The Humans in the movie are Richard Jenkins as the beleaguered father of two daughters (Beanie Feldstein and Amy Schumer) son of a dementia stricken mother (June Squibb) and husband to an equally weary wife (Jayne Houdyshell), with Steven Yuen rounding out the ensemble as one of the daughter’s boyfriend, all together for dinner on a cold New York night in the creaky apartment. Despite the supposed cheer everyone know that Thanksgiving is a raw time for families, especially those that are harboring life altering secrets, as many of the group here do. The horror framing gives this uneasiness an extra oomph, but also does well to draw out the comedic elements in the story as well. This is a tonal tightrope, wavering between humor and fear, and Karam and his cast are more than up to the challenge at keeping things both unnerving and engaging.
The last film of the day, Petite Maman, has a different sort of expectations game going on. It is the most recent film from French director Celine Sciamma. Sciamma has carved out an excellent niche for herself over the past fifteen or so years, but went to another level with her previous outing Portrait of a Lady on Fire. Lady on Fire was such an extreme of emotions and romance that one can’t imagine Sciamma topping herself.
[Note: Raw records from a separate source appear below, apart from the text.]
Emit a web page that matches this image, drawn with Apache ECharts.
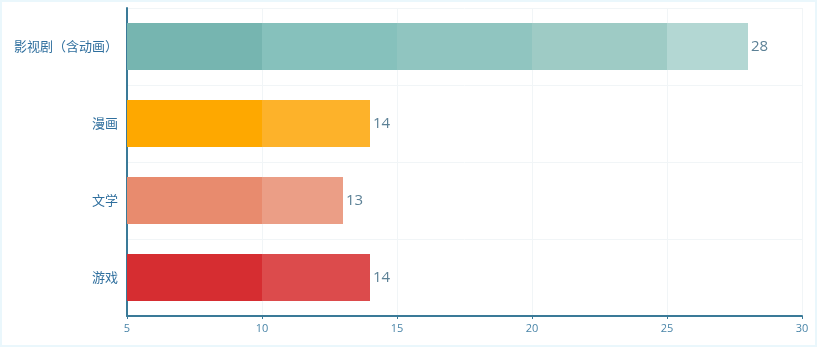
<!DOCTYPE html>
<html><head><meta charset="utf-8">
<script src="https://cdn.jsdelivr.net/npm/echarts@6/dist/echarts.min.js"></script>
<style>html,body{margin:0;padding:0;background:#fff;}#c{width:817px;height:347px;box-sizing:border-box;border:2px solid #eaf7fc;}</style>
</head><body><div id="c"></div>
<script>
const categories = ['游戏', '文学', '漫画', '影视剧（含动画）'];
const values = [14, 13, 14, 28];
const xTicks = [5, 10, 15, 20, 25, 30];
// band colours (per 5-unit band, from axis min) for each category
const bandColors = [
  ['#d62d31', '#dc4b4c'],
  ['#e88b6e', '#eb9e86'],
  ['#fea800', '#fdb22a'],
  ['#76b5b0', '#86c1bc', '#90c5c0', '#9ecbc5', '#b3d7d3']
];
const xMin = xTicks[0], xMax = xTicks[xTicks.length - 1], step = xTicks[1] - xTicks[0];

function makeGradient(v, cols) {
  const stops = [];
  const len = v - xMin;
  let k = 0;
  stops.push({offset: 0, color: cols[0]});
  for (let b = xMin + step; b < v; b += step) {
    const f = (b - xMin) / len;
    stops.push({offset: f, color: cols[Math.min(k, cols.length - 1)]});
    k++;
    stops.push({offset: f, color: cols[Math.min(k, cols.length - 1)]});
  }
  stops.push({offset: 1, color: cols[Math.min(k, cols.length - 1)]});
  return new echarts.graphic.LinearGradient(0, 0, 1, 0, stops);
}

const chart = echarts.init(document.getElementById('c'), null, {renderer: 'canvas'});
chart.setOption({
  animation: false,
  grid: {left: 125, right: 13, top: 6, bottom: 29, containLabel: false},
  xAxis: {
    type: 'value', min: xMin, max: xMax, interval: step,
    axisLine: {show: true, lineStyle: {color: '#3a7a98', width: 2}},
    axisTick: {show: true, length: 3, lineStyle: {color: '#3a7a98'}},
    axisLabel: {color: '#4a85a8', fontSize: 11, margin: 7, fontFamily: 'Open Sans'},
    splitLine: {show: true, lineStyle: {color: '#f1f5f7', width: 1}}
  },
  yAxis: {
    type: 'category', data: categories,
    axisLine: {show: true, lineStyle: {color: '#3a7a98', width: 2}},
    axisTick: {show: false},
    axisLabel: {color: '#2f6f9e', fontSize: 13, margin: 9, fontFamily: 'Noto Sans CJK SC'},
    splitLine: {show: true, lineStyle: {color: '#f1f5f7', width: 1}}
  },
  series: [{
    type: 'bar',
    barWidth: '61%',
    data: values.map((v, i) => ({value: v, itemStyle: {color: makeGradient(v, bandColors[i])}})),
    label: {show: true, position: 'right', distance: 3, color: '#5c8196', fontSize: 15, fontFamily: 'Open Sans'}
  }]
});
</script></body></html>
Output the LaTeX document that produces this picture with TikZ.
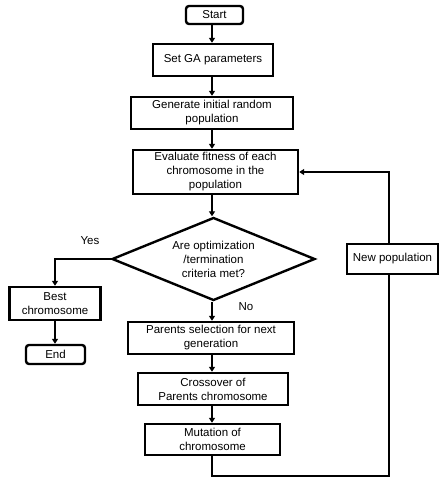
\documentclass[tikz,border=0pt]{standalone}
\usepackage{fontspec}
\setmainfont{Liberation Sans}
\usetikzlibrary{shapes.geometric,arrows.meta}
\begin{document}
\begin{tikzpicture}[x=1pt,y=-1pt,
  every node/.style={font=\fontsize{11.5}{14}\selectfont, align=center, inner sep=0pt},
  box/.style={draw, line width=2.4pt, rectangle},
  term/.style={draw, line width=2.4pt, rectangle, rounded corners=3pt},
  dec/.style={draw, line width=2.4pt, diamond, shape aspect=2.45},
  conn/.style={line width=2.2pt, -{Triangle[length=5pt,width=6pt]}},
  line/.style={line width=2.2pt}]
\useasboundingbox (0,0) rectangle (445,485);
\coordinate (col) at (212,0);
\node[term, minimum width=57pt, minimum height=18pt] (start) at (214.5,15) {Start};
\node[box, minimum width=120pt, minimum height=32pt] (set) at (213,60) {Set GA parameters};
\node[box, minimum width=162pt, minimum height=32pt] (gen) at (212,113) {Generate initial random\\population};
\node[box, minimum width=165pt, minimum height=44pt] (eval) at (215.5,172) {Evaluate fitness of each\\chromosome in the\\population};
\node[dec, minimum width=203pt, minimum height=83pt] (dia) at (213.5,259) {Are optimization\\/termination\\criteria met?};
\node[box, minimum width=91pt, minimum height=33pt] (best) at (55,303.5) {Best\\chromosome};
\node[term, minimum width=59pt, minimum height=19pt] (end) at (55.5,354.5) {End};
\node[box, minimum width=166pt, minimum height=32pt] (par) at (211,338) {Parents selection for next\\generation};
\node[box, minimum width=150pt, minimum height=32pt] (cross) at (213,389) {Crossover of\\Parents chromosome};
\node[box, minimum width=135pt, minimum height=31pt] (mut) at (212.5,439.5) {Mutation of\\chromosome};
\node[box, minimum width=91pt, minimum height=30pt] (newp) at (392.5,259) {New population};
\node (yes) at (90,241) {Yes};
\node (no) at (246,307) {No};
\coordinate (loopx) at (389,476);
\draw[conn] (start.south -| col) -- (set.north -| col);
\draw[conn] (set.south -| col) -- (gen.north -| col);
\draw[conn] (gen.south -| col) -- (eval.north -| col);
\draw[conn] (eval.south -| col) -- (dia.north -| col);
\draw[conn] (dia.west) -| (best.north);
\draw[conn] (best.south) -- (best.south |- end.north);
\draw[conn] (dia.south -| col) -- (par.north -| col);
\draw[conn] (par.south -| col) -- (cross.north -| col);
\draw[conn] (cross.south -| col) -- (mut.north -| col);
\draw[line] (mut.south -| col) |- (loopx) -- (loopx |- newp.south);
\draw[conn] (loopx |- newp.north) |- (eval.east);
\end{tikzpicture}
\end{document}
So instead Sciamma has made deliberately small film. Petite Maman’s scant 72 minute runtime and focus on children make it feel like Sciamma wanted to do something restrained and intentionally, well for a lack of better word, cute. This is a cute movie about children and the emotional life they lead, but that cuteness is also an entry point into a thematic world dealing with the complexities of parenthood and the fear of death. What makes Petite Maman so remarkable is that it can wade into those waters without losing any of the sweetness that it intentionally gins up.
The film follows Nelly (Josephine Sanz) a young girl who just lost her grandmother. She’s broken up about it, but not as broken up as her own mother (Nina Muerisse) as the family returns to the grandmother’s home to clean it out. One day Nelly happens upon another girl in the woods, Marion (Gabrielle Sanz) the same time her mother disappears for a while. The two girls become fast friends as Nelly unknots their unique relationship.
I won’t get into it any more, though a basic understanding of French should clear up the plot before you sit in the theater, but the way the film explores the unknowable question of how we relate to our parents is fascinating. The story dives into the fact that we can really only understand our parents as people after us, even if they had a full life before us, and trying to divine how their previous experiences impact their current life. It’s heady stuff, but Sciamma tackles it with charm, wit, and heart, never leaning too far into anything overly bleak.
In many ways Petite Maman feels like a live action Studio Ghibli movie. The childhood exploration, whispers of death, and dollop of magic all feel connected to films like My Neighbor Totoro. This is a story that is about children, and appropriate for children, that plays just as strongly for adults, as Sciamma so eloquently evokes the emotions of childhood. There is a magic world just beyond the forest, and it’s something that we can use for both friendship and understanding in the best possible way.